CÂMARA CASCUDO, UMA FORMA PRAZEROSA (BRASILEIRA) DE LEITURA –
Luís da Câmara Cascudo, nosso mestre maior da cultura popular, fez de Natal o cenário de vida e sonhos, para si e para seus fabulosos personagens, que revelam a história do Brasil de forma didática e na dinâmica pitoresca do folclore. O escritor e pesquisador potiguar Rostand Medeiros, em obra biográfica, fez alusão ao pai de Câmara Cascudo, que, em 1894, já alferes de polícia, saía em combate aos cangaceiros que assolavam as terras paraibana e potiguar, numa delas, culminou com o cerco e morte do terrível Moita Brava. Muitos povoados e corruptelas, sitiados por impetuosos e irascíveis cangaceiros, tiveram no Tenente Cascudo e sua volante a salvífica reação do Estado naqueles tempos anárquicos de ordem nas lonjuras esquecidas do sertão. O próprio Câmara Cascudo sairia pelo sertão tempos depois a conhecer o cenário que fazia emergir tantas histórias de fundo dramático ou, por extensão, na linha do vozerio ficcional popular.
 
A neta de Câmara Cascudo, e presidente do Instituto Ludovicus, Daliana Cascudo, disse-nos que o avô não só entrou para a Academia Brasileira de Letras, pois sequer tinha vezo de ir ao Rio de Janeiro, então capital do país. Seu tempo precioso se circunscrevia no solo natalense, no seu adorado torrão potiguar. Abraçou o povo brasileiro abraçando o povo do Rio Grande do Norte. Cascudo espalhou teses essencialmente brasileiras, do ritmo e da fabulação, do conto e da mise en scène maior, em páginas pedagógicas e lúdicas, por excelência; modelares processos culturais sincréticos, como o maracatu, o bumba meu boi, a cantoria, o samba de roda. Deu relevo às origens dos nossos mitos e lendas saídos do imaginário notadamente dos folhetins, o cordel, relidos pelo pobre brasileiro da roça. Sua obra maior, o Dicionário do Folclore Brasileiro, texto monumental que fez enlear as narrativas brasileiras, como registrou o jornalista Nelson Freire, além de ser os textos de Cascudo, uma forma gostosa de se ler! Também o escritor Diógenes da Cunha Lima ao chegar a Natal em tenra idade, seu pai, leitor voraz, disse-lhe: “Procure Cascudo. Câmara Cascudo é um rio, o resto é tudo riacho”. Nunca mais esse prolífico escritor da terra potiguar deixou de “beber na fonte” do magno promotor cultural. Cunha Lima ainda seria aluno de Cascudo na cadeira de direito internacional público na Faculdade de Direito de Natal.
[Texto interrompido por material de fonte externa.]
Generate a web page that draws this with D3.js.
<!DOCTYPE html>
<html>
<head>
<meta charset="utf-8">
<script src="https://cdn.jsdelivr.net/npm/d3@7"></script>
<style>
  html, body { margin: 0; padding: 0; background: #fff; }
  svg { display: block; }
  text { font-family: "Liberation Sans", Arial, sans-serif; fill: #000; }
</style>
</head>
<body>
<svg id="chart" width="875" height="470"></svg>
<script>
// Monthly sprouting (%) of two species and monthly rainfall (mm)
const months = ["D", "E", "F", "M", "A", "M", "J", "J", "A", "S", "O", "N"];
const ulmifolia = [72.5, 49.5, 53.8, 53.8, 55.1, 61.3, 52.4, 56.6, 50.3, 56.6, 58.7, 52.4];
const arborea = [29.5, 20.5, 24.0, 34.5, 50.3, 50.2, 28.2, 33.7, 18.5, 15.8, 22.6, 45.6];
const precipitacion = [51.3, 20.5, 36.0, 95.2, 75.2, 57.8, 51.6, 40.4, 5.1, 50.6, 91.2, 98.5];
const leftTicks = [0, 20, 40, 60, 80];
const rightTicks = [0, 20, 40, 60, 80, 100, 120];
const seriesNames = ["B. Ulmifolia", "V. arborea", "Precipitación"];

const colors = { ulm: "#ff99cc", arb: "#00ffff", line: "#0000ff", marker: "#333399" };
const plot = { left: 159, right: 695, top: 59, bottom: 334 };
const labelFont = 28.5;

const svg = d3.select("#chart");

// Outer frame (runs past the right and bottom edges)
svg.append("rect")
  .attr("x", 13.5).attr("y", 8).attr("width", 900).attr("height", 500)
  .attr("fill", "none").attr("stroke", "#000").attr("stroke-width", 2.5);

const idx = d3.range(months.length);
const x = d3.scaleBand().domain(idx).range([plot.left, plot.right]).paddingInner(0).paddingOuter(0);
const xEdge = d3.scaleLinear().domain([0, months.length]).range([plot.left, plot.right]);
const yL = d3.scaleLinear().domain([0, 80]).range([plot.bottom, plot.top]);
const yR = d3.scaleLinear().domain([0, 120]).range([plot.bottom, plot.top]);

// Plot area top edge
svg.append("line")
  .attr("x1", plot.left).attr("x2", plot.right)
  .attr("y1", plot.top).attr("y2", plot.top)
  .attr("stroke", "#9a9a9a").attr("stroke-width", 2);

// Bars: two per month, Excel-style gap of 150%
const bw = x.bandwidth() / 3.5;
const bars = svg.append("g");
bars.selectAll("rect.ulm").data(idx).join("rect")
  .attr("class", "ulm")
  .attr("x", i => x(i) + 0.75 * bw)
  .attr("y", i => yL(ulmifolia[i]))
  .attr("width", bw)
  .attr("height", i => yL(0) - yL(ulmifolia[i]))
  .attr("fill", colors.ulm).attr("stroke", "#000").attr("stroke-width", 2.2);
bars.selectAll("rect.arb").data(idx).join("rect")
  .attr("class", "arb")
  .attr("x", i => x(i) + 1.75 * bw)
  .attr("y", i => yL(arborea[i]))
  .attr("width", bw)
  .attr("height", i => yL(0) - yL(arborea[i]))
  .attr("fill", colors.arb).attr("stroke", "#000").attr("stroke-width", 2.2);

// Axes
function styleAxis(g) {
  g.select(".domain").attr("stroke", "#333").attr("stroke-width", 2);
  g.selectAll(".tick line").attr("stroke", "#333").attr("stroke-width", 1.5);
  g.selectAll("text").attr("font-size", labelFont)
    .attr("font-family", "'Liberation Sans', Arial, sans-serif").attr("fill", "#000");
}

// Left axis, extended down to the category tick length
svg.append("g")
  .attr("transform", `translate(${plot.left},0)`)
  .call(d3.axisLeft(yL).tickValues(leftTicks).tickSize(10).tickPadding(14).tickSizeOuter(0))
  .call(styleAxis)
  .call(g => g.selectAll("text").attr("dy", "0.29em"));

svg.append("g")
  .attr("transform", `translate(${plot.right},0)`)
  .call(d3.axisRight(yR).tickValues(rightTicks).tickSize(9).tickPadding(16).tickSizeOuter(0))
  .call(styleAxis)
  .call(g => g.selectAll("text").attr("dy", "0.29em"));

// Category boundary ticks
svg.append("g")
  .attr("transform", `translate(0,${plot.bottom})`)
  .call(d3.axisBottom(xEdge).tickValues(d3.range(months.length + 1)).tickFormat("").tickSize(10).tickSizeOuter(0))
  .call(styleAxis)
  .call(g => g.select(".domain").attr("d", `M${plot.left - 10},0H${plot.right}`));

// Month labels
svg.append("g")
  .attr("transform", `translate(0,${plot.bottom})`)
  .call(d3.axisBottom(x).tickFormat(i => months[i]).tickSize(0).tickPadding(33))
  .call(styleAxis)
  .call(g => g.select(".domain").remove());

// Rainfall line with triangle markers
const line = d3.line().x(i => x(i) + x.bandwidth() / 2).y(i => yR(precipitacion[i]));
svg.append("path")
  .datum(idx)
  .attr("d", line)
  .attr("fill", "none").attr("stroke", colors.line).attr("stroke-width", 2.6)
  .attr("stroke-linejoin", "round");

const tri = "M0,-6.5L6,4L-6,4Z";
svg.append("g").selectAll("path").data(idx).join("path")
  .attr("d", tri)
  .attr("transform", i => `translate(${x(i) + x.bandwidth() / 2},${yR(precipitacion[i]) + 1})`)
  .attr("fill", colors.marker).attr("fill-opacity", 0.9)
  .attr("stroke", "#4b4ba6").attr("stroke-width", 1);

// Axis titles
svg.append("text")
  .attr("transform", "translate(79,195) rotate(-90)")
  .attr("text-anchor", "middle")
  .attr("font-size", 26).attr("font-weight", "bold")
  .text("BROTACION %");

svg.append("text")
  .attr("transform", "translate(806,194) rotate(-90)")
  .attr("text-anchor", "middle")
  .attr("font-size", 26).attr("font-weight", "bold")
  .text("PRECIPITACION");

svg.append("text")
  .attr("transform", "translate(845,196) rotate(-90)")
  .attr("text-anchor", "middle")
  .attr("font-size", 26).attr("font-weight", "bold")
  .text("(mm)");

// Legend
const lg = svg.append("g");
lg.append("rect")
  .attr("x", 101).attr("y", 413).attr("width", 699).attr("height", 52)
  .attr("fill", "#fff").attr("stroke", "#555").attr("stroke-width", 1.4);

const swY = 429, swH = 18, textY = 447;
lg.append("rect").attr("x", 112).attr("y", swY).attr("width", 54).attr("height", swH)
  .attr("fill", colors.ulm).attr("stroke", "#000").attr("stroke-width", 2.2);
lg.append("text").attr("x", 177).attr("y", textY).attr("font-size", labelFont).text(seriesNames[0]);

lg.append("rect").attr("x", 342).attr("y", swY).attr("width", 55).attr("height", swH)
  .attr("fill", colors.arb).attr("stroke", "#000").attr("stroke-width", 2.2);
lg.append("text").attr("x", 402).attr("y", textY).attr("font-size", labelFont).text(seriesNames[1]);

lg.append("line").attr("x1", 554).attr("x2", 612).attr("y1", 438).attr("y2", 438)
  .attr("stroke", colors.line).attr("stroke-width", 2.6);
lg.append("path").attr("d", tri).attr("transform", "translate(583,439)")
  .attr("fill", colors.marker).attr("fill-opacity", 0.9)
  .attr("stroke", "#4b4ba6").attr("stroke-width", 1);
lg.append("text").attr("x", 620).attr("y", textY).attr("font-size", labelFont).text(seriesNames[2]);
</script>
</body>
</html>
Eu, carioca, começando as letras nos anos sessenta, guardo até hoje o, tantas vezes compulsado, Dicionário de Cascudo, como meu pai, Antônio, ainda se referia a que a obra deveria justamente se chamar: Dicionário Cascudiano de Brasilidade. E desse modo, igualmente, passei a beber na fonte brasileiríssima, a partir do ensinamento dessa leitura paterna.